Animals bearing his name

  • Fleay’s Barred Frog (Mixophyes fleayi)
  • the Tasmanian Wedge-tailed Eagle (Aquala audax fleayii), a separate sub-species identified by Fleay


  • We Breed the Platypus (1944)
  • Talking of Animals (1956, reprinted 1960)
  • Living with Animals (1960)
  • Nightwatchmen of Bush and Plain (1968)
  • Paradoxical Platypus (1980)
  • Looking at Animals (1981)
  • photographs featured in E. Byrne’s The Unique Animals of Australia (1961)
  • Extensive writing as a newspaper columnist on natural history topics
  • Scientific papers including in The Victorian Naturalist, The Australian Zoologist, Walkabout and Wild Life

Early years

Fleay had an aesthetic upbringing: His mother, Maude Glover Fleay, had studied painting under Fred McCubbin; his father, William Henry Fleay, was a manufacturing chemist in Ballarat. After education at a state primary school and later a private high school, Ballarat Grammar School, Fleay was first employed in his fathers chemist shop and then was briefly a teacher at Ballarat Grammar.

He left for Melbourne in 1927 to study for a Bachelor of Science degree and Diploma of Education at Melbourne University. There, he met another student, Mary Sigrid Collie, and they married in 1931, the same year that Fleay graduated having majored in Zoology, Botany and Education. He was employed as a teacher in Ballarat until 1934.

Work in Natural Science

Fleay’s interest in the natural world coincided with the awakening of scientific interest in endangered species, and the realisation by the public that Australian animals were worthy of attention other than as a source of food.
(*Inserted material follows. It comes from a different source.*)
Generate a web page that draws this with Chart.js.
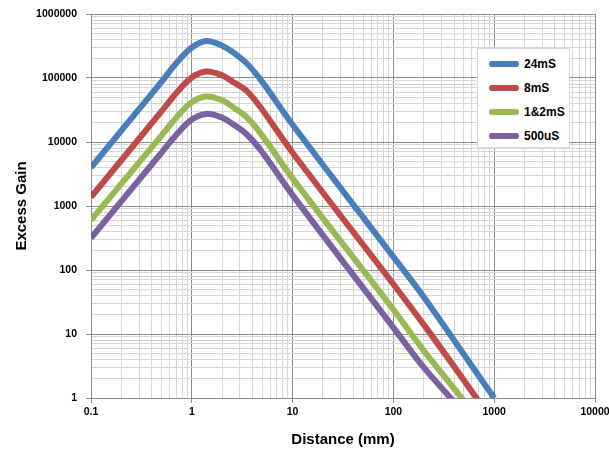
<!DOCTYPE html>
<html>
<head>
<meta charset="utf-8">
<script src="https://cdn.jsdelivr.net/npm/chart.js@4/dist/chart.umd.min.js"></script>
<style>
  body { margin: 0; background: #fff; }
  #wrap { position: relative; width: 609px; height: 462px; }
  #legend {
    position: absolute; left: 477px; top: 48px; width: 91px; height: 98px;
    background: #fff; border: 1px solid #d9d9d9;
    font: bold 12px "Liberation Sans", Arial, sans-serif; color: #000;
  }
  .row { position: absolute; left: 0; height: 14px; line-height: 14px; }
  .swatch { position: absolute; left: 11px; top: 4px; width: 30px; height: 6px; border-radius: 3px; }
  .lbl { position: absolute; left: 46px; top: 0; white-space: nowrap; }
</style>
</head>
<body>
<div id="wrap">
  <canvas id="myChart" width="609" height="462"></canvas>
  <div id="legend"></div>
</div>
<script>
// distance (mm) where values are read
var distance = [0.1, 0.5, 0.7, 1, 1.4, 2, 2.5, 3.5, 5, 10, 100, 200, 500, 1000];

var seriesNames = ["24mS", "8mS", "1&2mS", "500uS"];
var seriesColors = ["#4a7ebb", "#be4b48", "#98b954", "#7d60a0"];

var gain24ms = [4000, 87000, 170000, 300000, 380000, 320000, 260000, 170000, 87000, 18600, 160, 38, 4.8, 1];
var gain8ms = [1380, 30000, 58000, 102000, 126000, 110000, 89000, 63000, 32000, 6800, 60, 14, 1.9, 0.4];
var gain1and2ms = [600, 12600, 24000, 42000, 51500, 45000, 36000, 24500, 12600, 2700, 24, 5.5, 0.9, 0.2];
var gain500us = [316, 6800, 12900, 22400, 27500, 24000, 19500, 13200, 6900, 1480, 12.6, 3.0, 0.56, 0.1];

var xTickLabels = ["0.1", "1", "10", "100", "1000", "10000"];
var yTickLabels = ["1", "10", "100", "1000", "10000", "100000", "1000000"];

var allSeries = [gain24ms, gain8ms, gain1and2ms, gain500us];

function decadeTicks(minExp, maxExp) {
  let out = [];
  for (let e = minExp; e < maxExp; e++) {
    for (let m = 1; m <= 9; m++) {
      out.push({ value: Number((m * Math.pow(10, e)).toPrecision(3)) });
    }
  }
  out.push({ value: Math.pow(10, maxExp) });
  return out;
}

function isMajor(v) {
  let l = Math.log10(v);
  return Math.abs(l - Math.round(l)) < 1e-6;
}

function majorLabel(v, labels) {
  if (!isMajor(v)) return "";
  let s = String(Number(v.toPrecision(3)));
  return labels.indexOf(s) >= 0 ? s : "";
}

let tickFont = { family: "'Liberation Sans', Arial, sans-serif", size: 10.5, weight: "bold" };
let titleFont = { family: "'Liberation Sans', Arial, sans-serif", size: 15, weight: "bold" };

function gridColor(ctx) {
  if (!ctx.tick) return "#d6d6d6";
  return isMajor(ctx.tick.value) ? "#8e8e8e" : "#d6d6d6";
}
function tickColor(ctx) {
  if (!ctx.tick) return "rgba(0,0,0,0)";
  return isMajor(ctx.tick.value) ? "#8e8e8e" : "rgba(0,0,0,0)";
}

function noEdgePadding(s) {
  s.paddingLeft = 0;
  s.paddingRight = 0;
  s.paddingTop = 0;
  s.paddingBottom = 0;
}

let datasets = allSeries.map((vals, i) => ({
  label: seriesNames[i],
  data: distance.map((d, j) => ({ x: d, y: vals[j] })),
  borderColor: seriesColors[i],
  backgroundColor: seriesColors[i],
  borderWidth: 6,
  pointRadius: 0,
  fill: false,
  tension: 0.35,
  clip: 0,
}));

let chart = new Chart("myChart", {
  type: "line",
  data: { datasets: datasets },
  options: {
    responsive: false,
    animation: false,
    layout: { padding: { top: 14, right: 14, left: 0, bottom: 0 } },
    plugins: { legend: { display: false }, tooltip: { enabled: false } },
    scales: {
      x: {
        type: "logarithmic",
        min: 0.1,
        max: 10000,
        afterBuildTicks: (s) => { s.ticks = decadeTicks(-1, 4); },
        afterFit: (s) => { s.height = 64; noEdgePadding(s); },
        ticks: {
          autoSkip: false, maxRotation: 0, padding: 3,
          font: tickFont, color: "#000",
          callback: (v) => majorLabel(v, xTickLabels),
        },
        grid: { color: gridColor, tickColor: tickColor, tickLength: 5, lineWidth: 1 },
        border: { color: "#8e8e8e" },
        title: { display: true, text: "Distance (mm)", font: titleFont, color: "#000", padding: { top: 0, bottom: 13 } },
      },
      y: {
        type: "logarithmic",
        min: 1,
        max: 1000000,
        afterBuildTicks: (s) => { s.ticks = decadeTicks(0, 6); },
        afterFit: (s) => { s.width = 91; noEdgePadding(s); },
        ticks: {
          autoSkip: false, padding: 9,
          font: tickFont, color: "#000",
          callback: (v) => majorLabel(v, yTickLabels),
        },
        grid: { color: gridColor, tickColor: tickColor, tickLength: 5, lineWidth: 1 },
        border: { color: "#8e8e8e" },
        title: { display: true, text: "Excess Gain", font: titleFont, color: "#000", padding: { top: 13, bottom: 0 } },
      },
    },
  },
});

// legend box inside the plot, built from the datasets
let legend = document.getElementById("legend");
chart.data.datasets.forEach((ds, i) => {
  let row = document.createElement("div");
  row.className = "row";
  row.style.top = (8 + i * 24) + "px";
  row.style.width = "100%";
  row.innerHTML = '<span class="swatch" style="background:' + ds.borderColor + '"></span><span class="lbl"></span>';
  row.querySelector(".lbl").textContent = ds.label;
  legend.appendChild(row);
});
</script>
</body>
</html>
He realised the importance of endangered species early in his career when, in 1933, he was the last person to photograph a captive thylacine or Tasmanian tiger at the Hobart Zoo. In the process he was bitten on the buttocks, the scar from the injury carried proudly throughout his life.

In 1934, Fleay was asked to design and establish the Australian animal section at Melbourne Zoo, and worked there for 4 years. During this time he had several scientific achievements, including the first breeding in captivity of the Emu, several bird species including the Tawny Frogmouth, and marsupials including the Koala. He also commenced research into the breeding habits of the platypus. His next public education efforts were nature talks on a Melbourne radio station, in 1937. Later that year, disagreements with the zoo’s management came to a head and Fleay was dismissed, principally because of his belief that native birds and animals should be fed what they would eat in the wild.